CHCH countered with Ein Prosit, Pierre Berton interviews and The Hilarious House Of Frightenstein.
Not good enough railed powerful CRTC president Pierre Juneau (later head of CBC).
He worried too much power was being placed in the hands of a few broadcasters and that American cheap programming was driving away quality Canadian TV fare.
When cable came along Juneau wanted a diverse landscape. For example the CRTC originally licensed the W network because it promised to be based in Winnipeg.
Similarly CBC Newsworld promised to use Calgary as the hub for all its production.
But these days while the number of cable networks has grown the number of owners has shrunk.
These days the big players are perfectly few: Shaw Media which gobbled the old Global network; Bell Media who owns the old CTV chain; and Rogers which has most of the old CHUMCity stations.
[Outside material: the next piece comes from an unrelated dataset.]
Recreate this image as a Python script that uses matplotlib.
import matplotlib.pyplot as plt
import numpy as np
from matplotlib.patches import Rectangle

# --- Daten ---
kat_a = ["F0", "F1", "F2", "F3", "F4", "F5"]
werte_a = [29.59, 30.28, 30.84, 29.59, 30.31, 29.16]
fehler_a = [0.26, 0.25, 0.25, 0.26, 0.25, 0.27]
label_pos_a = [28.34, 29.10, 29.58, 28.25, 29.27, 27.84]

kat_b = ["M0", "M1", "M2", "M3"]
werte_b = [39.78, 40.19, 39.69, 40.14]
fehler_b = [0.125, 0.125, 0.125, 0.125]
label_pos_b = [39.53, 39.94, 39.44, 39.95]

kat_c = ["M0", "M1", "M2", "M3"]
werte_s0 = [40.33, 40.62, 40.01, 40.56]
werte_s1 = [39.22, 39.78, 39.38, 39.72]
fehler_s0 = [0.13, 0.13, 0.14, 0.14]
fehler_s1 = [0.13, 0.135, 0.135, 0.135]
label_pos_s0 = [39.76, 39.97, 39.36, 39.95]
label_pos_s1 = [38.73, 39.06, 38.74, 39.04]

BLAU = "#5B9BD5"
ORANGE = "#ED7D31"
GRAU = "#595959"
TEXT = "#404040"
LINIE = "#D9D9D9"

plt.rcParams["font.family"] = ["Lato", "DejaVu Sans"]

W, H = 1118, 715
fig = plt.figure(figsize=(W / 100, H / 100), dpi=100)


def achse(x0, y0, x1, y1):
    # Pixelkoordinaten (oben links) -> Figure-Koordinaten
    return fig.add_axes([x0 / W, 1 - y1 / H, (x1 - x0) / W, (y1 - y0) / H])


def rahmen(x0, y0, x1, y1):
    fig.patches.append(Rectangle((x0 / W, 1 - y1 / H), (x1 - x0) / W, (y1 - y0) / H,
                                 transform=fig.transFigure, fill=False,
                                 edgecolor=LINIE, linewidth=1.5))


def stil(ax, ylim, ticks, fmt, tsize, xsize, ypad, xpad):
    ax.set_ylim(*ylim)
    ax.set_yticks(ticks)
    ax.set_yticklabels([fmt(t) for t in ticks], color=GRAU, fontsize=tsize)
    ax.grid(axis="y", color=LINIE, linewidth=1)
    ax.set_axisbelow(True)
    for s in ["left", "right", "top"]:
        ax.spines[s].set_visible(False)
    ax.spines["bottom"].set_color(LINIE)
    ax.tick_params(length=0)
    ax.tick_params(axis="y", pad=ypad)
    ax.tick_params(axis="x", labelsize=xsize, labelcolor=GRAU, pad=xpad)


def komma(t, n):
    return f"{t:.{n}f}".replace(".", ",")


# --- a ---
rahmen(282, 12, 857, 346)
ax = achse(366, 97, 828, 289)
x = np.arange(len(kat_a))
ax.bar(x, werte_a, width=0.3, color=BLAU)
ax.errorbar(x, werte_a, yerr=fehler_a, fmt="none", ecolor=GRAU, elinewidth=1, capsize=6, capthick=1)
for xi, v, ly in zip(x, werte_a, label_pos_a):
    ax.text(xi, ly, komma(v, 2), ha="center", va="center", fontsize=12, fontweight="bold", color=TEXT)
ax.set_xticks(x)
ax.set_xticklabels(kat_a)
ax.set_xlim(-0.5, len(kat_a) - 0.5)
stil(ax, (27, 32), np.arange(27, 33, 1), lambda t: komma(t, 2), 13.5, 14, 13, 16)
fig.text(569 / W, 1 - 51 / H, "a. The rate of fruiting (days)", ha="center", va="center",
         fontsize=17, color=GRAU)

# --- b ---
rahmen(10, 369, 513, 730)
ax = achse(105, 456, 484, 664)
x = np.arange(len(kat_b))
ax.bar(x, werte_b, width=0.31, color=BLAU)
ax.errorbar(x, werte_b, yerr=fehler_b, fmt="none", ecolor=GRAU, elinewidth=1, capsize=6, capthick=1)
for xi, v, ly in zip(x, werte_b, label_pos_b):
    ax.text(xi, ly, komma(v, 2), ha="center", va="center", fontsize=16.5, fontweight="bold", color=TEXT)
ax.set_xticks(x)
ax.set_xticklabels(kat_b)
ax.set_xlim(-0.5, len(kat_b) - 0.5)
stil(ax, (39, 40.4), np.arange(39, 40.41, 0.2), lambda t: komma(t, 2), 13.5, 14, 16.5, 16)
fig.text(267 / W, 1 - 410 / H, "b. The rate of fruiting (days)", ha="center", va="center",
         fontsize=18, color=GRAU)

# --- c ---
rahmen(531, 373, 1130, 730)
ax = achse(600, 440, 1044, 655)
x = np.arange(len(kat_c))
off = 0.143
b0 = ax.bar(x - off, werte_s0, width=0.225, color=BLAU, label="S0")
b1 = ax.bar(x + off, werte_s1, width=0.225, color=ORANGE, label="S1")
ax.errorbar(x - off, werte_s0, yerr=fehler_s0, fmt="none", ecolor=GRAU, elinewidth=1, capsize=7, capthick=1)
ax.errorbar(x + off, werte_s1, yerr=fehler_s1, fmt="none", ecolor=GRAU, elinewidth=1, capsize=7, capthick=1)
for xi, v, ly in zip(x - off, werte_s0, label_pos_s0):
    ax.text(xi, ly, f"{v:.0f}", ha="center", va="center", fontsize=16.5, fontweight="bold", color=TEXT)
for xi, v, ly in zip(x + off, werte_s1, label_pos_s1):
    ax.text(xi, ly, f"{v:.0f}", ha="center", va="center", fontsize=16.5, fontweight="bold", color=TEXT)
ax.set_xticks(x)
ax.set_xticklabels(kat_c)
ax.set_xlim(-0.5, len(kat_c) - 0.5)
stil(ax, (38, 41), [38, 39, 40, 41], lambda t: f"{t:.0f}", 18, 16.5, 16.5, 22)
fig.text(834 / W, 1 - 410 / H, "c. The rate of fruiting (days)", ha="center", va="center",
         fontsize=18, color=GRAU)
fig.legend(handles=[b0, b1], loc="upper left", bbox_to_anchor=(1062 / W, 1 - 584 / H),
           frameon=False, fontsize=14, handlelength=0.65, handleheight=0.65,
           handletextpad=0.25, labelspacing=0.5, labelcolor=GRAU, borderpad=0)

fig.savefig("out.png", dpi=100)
Rogers Media's capture for $5.2 billion of rights to most NHL hockey games is a stunning game changer.
Veteran TV scribe Bill Brioux has the best take on his .com TVFeedsMyFamily --he notices the old Hockey Night In Canada jingle is now owned by CTV but its sister cable weblet TSN will have few occasions to run the song in the futre.
CBC gets the rights to four more years of Saturday Night hockey but in a form where the production and the profit is controlled by Rogers.
That's a whole lot of change and makes me fearful Rogers may make future cuts in its Canadian content shows. to pay all for this.
Remember Rogers already dumped Murdoch Mysteries as too expensive and currently has very little scripted Canadian drama at all --it's simply cheaper to import inane Canadian fare.
In this latest round of acquisitions it's you the customer who might suffer the most --the options are dwindling to just a few players at best.